Why should farmers be exempted from IHT, when the family above had to pay it at a 40% rate?”
You completely and utterly fail to grasp the issue here.
In the case you cite, none of the beneficiaries were living in the flat; none of them relied on it for their business and income. Family farmers are effected in both these respects when they are expected to pay tax on the value of an asset that is to continue being used as it was before the death of the owner.
I happen to believe that IHT should be abandoned entirely, but that’s a discussion for another day. But whilst it exists there is no justification for imposing it on the value of assets that are not to be sold. As I have said in earlier threads, Capital Gains Tax will capture income from the profits on such items.
“Naomi – If someone owns a family run business which is the family’s livelihood (no business, no work, no income); why do they pay inheritance tax (just because the business is not a farm)?”
They shouldn’t (see above). And the way to address that anomaly is to make such transfers of assets free of IHT, not to impose it on those who currently don’t pay it. Governments should be looking for ways to allow people to keep more of their own money, not to seek ways of appropriating more of it.
“and why does that give them exemption for IHT?”
Because it makes sense to encourage families to continue farming rather than force them to sell either some or all of their farm to pay a levy imposed just because a member of their family has died.

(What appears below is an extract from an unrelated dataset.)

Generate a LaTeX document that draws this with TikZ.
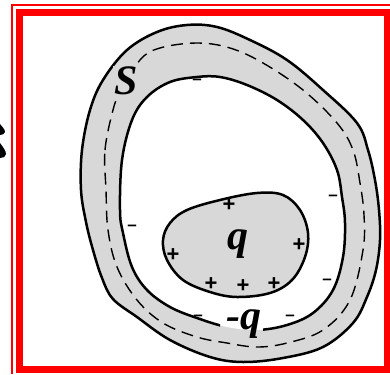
\documentclass[tikz,border=0pt]{standalone}
\usepackage{fontspec}
\setmainfont{Liberation Serif}
\newfontfamily\signfont{Liberation Sans}
\begin{document}
\begin{tikzpicture}[x=1pt,y=-1pt,
  bodyline/.style={line width=2.5pt, line join=round},
  shellfill/.style={fill=shellgray},
  dashline/.style={line width=1.4pt, dash pattern=on 12pt off 7pt},
  bigletter/.style={font=\fontsize{42}{42}\selectfont\bfseries\itshape, inner sep=0pt},
  plussign/.style={font=\signfont\fontsize{22}{22}\selectfont\bfseries, inner sep=0pt},
  minussign/.style={font=\signfont\fontsize{17}{17}\selectfont\bfseries, inner sep=0pt}]
\definecolor{shellgray}{HTML}{D8D8D8}
\definecolor{framered}{HTML}{FF0000}
\useasboundingbox (0,0) rectangle (390,374);
% frame
\draw[framered, line width=1.6pt] (12,374) -- (12,4.8) -- (390,4.8);
\draw[framered, line width=7pt] (19.7,12.5) rectangle (387.5,369.5);
% fragment at left edge
\fill (0,124) .. controls (2,127) and (5,129) .. (5,132) .. controls (5,134) and (2,135) .. (0,135) -- cycle;
\fill (0,143) .. controls (3,147) and (6,151) .. (6,154) .. controls (6,157) and (3,158) .. (0,158) -- cycle;
% outer shell
\draw[bodyline, shellfill] plot[smooth cycle, tension=0.6] coordinates {
 (81,190) (82,150) (90,110) (103,80) (127,50) (157,32) (187,25) (217,27) (250,40)
 (287,60) (323,90) (357,123) (368,150) (375,180) (379,210) (380,240) (376,270)
 (367,297) (353,323) (323,347) (283,358) (243,362) (210,357) (170,340) (137,317)
 (113,299) (102,278) (93,250) (86,222)};
% inner cavity: fill
\fill[white] plot[smooth cycle, tension=0.6] coordinates {
 (120,210) (122,160) (132,120) (147,97) (170,82) (197,77) (220,77) (247,85)
 (277,100) (303,120) (323,143) (337,170) (342,197) (345,223) (343,257) (333,290)
 (313,313) (287,325) (257,330) (227,327) (197,318) (170,307) (147,290) (132,267)
 (123,233)};
% inner cavity: outline, broken behind the label -q
\begin{scope}[even odd rule]
\clip (0,0) rectangle (390,374) (220,318) rectangle (263,336);
\draw[bodyline] plot[smooth cycle, tension=0.6] coordinates {
 (120,210) (122,160) (132,120) (147,97) (170,82) (197,77) (220,77) (247,85)
 (277,100) (303,120) (323,143) (337,170) (342,197) (345,223) (343,257) (333,290)
 (313,313) (287,325) (257,330) (227,327) (197,318) (170,307) (147,290) (132,267)
 (123,233)};
\end{scope}
% gaussian surface
\draw[dashline] plot[smooth cycle, tension=0.6] coordinates {
 (106,190) (105,150) (113,110) (120,93) (140,60) (160,48) (197,43) (230,48)
 (263,63) (303,90) (337,123) (353,150) (360,183) (364,215) (363,250) (350,300)
 (323,330) (287,343) (257,347) (227,343) (197,337) (163,323) (137,300)
 (117,267) (108,230)};
% inner conductor
\draw[bodyline, shellfill] plot[smooth cycle, tension=0.6] coordinates {
 (163,240) (170,223) (187,210) (220,200) (257,193) (283,195) (300,210) (308,233)
 (305,257) (292,280) (270,293) (237,297) (210,292) (183,280) (167,260)};
% labels
\node[bigletter, fill=shellgray, inner sep=1pt] (S) at (126,81) {S};
\node[bigletter] (q) at (238,244) {q};
\node[bigletter] (mq) at (244,324) {-q};
% charges
\node[plussign] (p1) at (229,205) {+};
\node[plussign] (p2) at (173,255) {+};
\node[plussign] (p3) at (299,245) {+};
\node[plussign] (p4) at (211,284) {+};
\node[plussign] (p5) at (243,286) {+};
\node[plussign] (p6) at (274,284) {+};
\node[minussign] (m1) at (197,82) {\textendash};
\node[minussign] (m2) at (132,228) {\textendash};
\node[minussign] (m3) at (333,198) {\textendash};
\node[minussign] (m4) at (327,282) {\textendash};
\node[minussign] (m5) at (198,318) {\textendash};
\node[minussign] (m6) at (290,318) {\textendash};
\end{tikzpicture}
\end{document}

The problem is that you, in common with the Labour government, see no distinction between a family farm run by people who gain comparatively little income from it and James Dyson, who has found a perfectly legitimate way to shelter some of his wealth from confiscation. Despite these new measures, people like him will continue to take advantage of the IHT concession afforded to farm owners because it is still good value (at 20% instead of 40%). But a small farmer, whose farm probably makes less than £100k a year, could face a bill of many times that total annual income which must be paid for no other reason than his father has died. Ironically, if some or all of the family farm has to be sold, it is people like James Dyson who are likely to buy it.
It is said the Chancellor has taken a sledgehammer to crack a nut. That is no correct. She has taken a toffee hammer to break open a coconut. Her hammer will smash a few peanut shells (the family farmers) but will leave the coconuts (multi-millionaires) just slightly dented.
Farmers feed the nation, they only in it to look after us all, give me a break! Landowners throughout history have only ever been in it for themselves and nothings changed, I would love to know my children would inherit my house free and clear of taxes, but if there's one of us left and go into care then after care fees they would actually inherit very little, soon as the millionaires have to pay all hell breaks loose. Screw the one's with very little as usual, well done Kier.